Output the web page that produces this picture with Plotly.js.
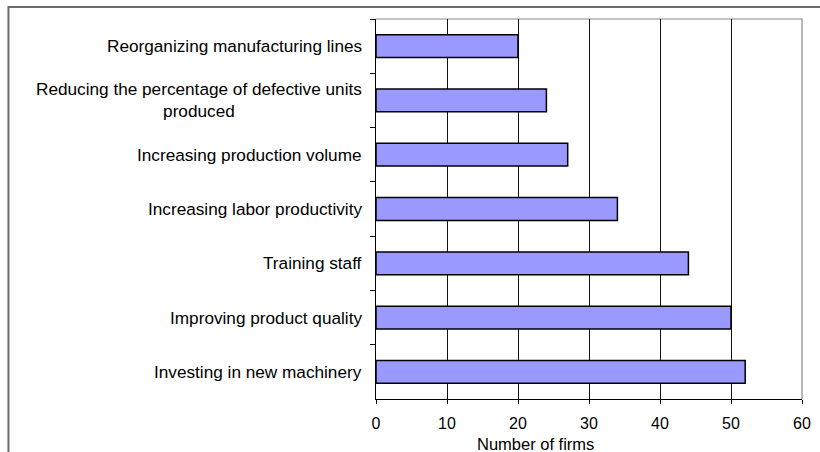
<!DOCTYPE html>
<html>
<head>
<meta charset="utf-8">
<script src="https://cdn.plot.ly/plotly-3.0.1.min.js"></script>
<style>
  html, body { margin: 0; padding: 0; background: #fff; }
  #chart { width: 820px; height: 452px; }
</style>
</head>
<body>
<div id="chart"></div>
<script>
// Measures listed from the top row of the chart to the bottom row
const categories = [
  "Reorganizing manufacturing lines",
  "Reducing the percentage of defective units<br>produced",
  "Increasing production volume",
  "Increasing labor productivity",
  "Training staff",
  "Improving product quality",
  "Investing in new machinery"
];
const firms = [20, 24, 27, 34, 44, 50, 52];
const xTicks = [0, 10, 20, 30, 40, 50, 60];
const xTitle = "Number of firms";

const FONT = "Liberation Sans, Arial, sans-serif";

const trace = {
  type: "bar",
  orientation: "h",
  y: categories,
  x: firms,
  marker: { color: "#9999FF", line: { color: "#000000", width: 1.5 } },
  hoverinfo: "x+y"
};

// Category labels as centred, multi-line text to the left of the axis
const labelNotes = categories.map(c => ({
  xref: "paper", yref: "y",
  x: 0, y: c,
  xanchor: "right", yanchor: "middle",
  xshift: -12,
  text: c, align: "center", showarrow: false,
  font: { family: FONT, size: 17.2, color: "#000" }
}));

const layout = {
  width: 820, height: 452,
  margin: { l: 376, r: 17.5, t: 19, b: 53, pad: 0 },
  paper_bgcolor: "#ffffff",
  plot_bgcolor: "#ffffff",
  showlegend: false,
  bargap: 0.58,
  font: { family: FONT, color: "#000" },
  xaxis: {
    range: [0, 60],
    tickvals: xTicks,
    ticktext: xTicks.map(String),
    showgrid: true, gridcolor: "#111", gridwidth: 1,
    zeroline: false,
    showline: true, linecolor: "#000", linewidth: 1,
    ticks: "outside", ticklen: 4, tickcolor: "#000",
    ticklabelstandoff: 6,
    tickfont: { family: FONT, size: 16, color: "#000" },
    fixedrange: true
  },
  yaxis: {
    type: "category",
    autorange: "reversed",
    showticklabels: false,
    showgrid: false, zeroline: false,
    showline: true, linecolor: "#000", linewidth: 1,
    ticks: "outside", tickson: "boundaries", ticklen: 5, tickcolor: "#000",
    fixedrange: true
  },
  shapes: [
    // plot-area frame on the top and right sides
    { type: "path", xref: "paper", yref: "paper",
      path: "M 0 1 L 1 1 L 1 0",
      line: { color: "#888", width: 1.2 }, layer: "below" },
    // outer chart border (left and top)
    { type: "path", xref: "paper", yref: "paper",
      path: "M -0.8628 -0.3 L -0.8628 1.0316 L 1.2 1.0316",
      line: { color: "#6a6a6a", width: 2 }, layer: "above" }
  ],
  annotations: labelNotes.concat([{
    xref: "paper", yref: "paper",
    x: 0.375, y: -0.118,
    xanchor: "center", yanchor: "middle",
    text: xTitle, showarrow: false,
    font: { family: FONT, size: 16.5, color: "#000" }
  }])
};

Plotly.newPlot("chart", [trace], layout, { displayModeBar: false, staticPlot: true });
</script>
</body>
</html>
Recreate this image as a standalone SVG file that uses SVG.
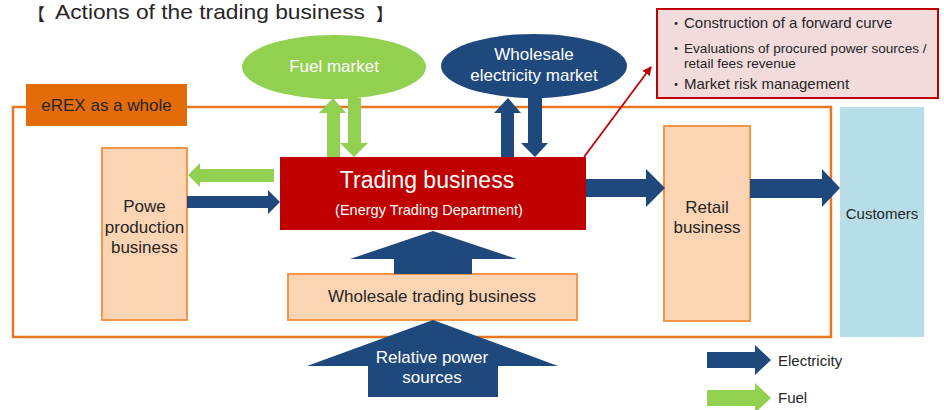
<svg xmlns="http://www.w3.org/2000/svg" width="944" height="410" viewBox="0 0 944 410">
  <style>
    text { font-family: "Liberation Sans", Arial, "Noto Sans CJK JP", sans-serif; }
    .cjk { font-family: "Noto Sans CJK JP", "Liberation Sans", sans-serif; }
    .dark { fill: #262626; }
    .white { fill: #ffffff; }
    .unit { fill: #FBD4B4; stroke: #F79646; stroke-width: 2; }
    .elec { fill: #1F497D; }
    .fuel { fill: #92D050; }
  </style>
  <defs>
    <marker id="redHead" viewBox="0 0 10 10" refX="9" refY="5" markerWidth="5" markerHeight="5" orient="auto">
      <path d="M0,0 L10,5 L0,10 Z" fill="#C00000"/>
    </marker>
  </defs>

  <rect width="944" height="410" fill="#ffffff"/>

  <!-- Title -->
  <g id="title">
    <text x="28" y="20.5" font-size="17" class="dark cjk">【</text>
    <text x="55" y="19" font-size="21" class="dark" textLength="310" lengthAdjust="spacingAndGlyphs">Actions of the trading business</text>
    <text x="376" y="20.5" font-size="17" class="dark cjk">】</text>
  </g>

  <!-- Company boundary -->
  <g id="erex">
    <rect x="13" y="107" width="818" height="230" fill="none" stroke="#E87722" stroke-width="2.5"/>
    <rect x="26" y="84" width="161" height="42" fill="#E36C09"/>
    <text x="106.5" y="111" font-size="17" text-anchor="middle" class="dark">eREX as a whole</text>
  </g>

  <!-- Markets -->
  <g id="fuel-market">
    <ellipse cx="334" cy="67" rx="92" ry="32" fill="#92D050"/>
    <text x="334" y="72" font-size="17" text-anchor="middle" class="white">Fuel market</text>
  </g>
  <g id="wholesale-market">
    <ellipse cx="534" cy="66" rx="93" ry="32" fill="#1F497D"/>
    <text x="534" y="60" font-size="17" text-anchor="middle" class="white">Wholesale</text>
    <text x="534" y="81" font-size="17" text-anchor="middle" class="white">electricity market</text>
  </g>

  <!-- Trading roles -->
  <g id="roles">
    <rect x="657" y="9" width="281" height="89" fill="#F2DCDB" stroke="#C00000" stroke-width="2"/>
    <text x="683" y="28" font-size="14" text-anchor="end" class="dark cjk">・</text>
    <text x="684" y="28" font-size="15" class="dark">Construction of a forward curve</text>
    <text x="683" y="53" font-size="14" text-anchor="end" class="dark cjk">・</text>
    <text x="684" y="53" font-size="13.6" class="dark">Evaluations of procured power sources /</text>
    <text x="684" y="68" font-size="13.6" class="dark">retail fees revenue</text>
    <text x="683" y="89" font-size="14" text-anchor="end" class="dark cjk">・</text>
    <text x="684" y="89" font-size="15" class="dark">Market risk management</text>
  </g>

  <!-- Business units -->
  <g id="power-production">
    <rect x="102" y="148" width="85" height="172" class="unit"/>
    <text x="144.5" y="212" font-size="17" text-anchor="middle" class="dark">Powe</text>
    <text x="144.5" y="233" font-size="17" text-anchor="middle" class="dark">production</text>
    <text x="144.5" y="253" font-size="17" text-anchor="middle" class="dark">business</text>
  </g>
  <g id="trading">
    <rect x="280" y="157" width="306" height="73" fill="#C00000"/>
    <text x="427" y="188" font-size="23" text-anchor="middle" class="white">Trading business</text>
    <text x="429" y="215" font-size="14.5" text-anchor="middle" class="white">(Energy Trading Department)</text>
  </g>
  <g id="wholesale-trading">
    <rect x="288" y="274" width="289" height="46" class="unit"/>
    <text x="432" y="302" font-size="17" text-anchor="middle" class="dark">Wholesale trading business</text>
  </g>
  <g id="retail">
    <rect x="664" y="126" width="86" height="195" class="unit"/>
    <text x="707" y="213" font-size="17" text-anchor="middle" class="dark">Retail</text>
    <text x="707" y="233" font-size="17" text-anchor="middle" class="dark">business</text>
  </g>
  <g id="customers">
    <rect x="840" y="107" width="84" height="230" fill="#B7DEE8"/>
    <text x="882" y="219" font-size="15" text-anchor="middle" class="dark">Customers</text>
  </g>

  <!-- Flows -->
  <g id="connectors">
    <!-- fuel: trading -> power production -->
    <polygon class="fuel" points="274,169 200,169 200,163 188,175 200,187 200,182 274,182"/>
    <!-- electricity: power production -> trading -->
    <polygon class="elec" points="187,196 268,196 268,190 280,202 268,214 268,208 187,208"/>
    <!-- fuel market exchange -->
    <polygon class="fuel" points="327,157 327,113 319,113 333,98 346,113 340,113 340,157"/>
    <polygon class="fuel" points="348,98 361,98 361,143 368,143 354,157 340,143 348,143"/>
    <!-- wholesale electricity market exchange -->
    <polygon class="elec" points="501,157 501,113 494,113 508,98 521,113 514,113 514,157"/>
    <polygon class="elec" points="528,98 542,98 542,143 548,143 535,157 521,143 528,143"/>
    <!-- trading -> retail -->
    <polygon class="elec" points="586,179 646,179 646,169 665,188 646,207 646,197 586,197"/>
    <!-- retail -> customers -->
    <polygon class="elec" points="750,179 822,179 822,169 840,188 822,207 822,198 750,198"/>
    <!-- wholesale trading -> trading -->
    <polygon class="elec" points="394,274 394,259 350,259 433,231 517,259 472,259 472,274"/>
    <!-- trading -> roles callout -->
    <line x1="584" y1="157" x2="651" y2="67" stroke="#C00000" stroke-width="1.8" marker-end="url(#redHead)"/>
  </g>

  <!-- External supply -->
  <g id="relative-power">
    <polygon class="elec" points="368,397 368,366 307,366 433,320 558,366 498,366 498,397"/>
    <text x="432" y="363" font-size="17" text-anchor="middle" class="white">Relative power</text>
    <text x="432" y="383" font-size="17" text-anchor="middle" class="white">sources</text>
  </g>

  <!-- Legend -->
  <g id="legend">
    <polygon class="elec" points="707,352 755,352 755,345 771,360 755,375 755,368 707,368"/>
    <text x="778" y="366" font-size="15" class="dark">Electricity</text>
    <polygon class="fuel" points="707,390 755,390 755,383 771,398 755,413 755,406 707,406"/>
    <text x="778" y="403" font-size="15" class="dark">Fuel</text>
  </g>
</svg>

● **Problem statement**
Of the lines in the listing above, how many hold the string "this"? Reply with the number only.

● **Output**
2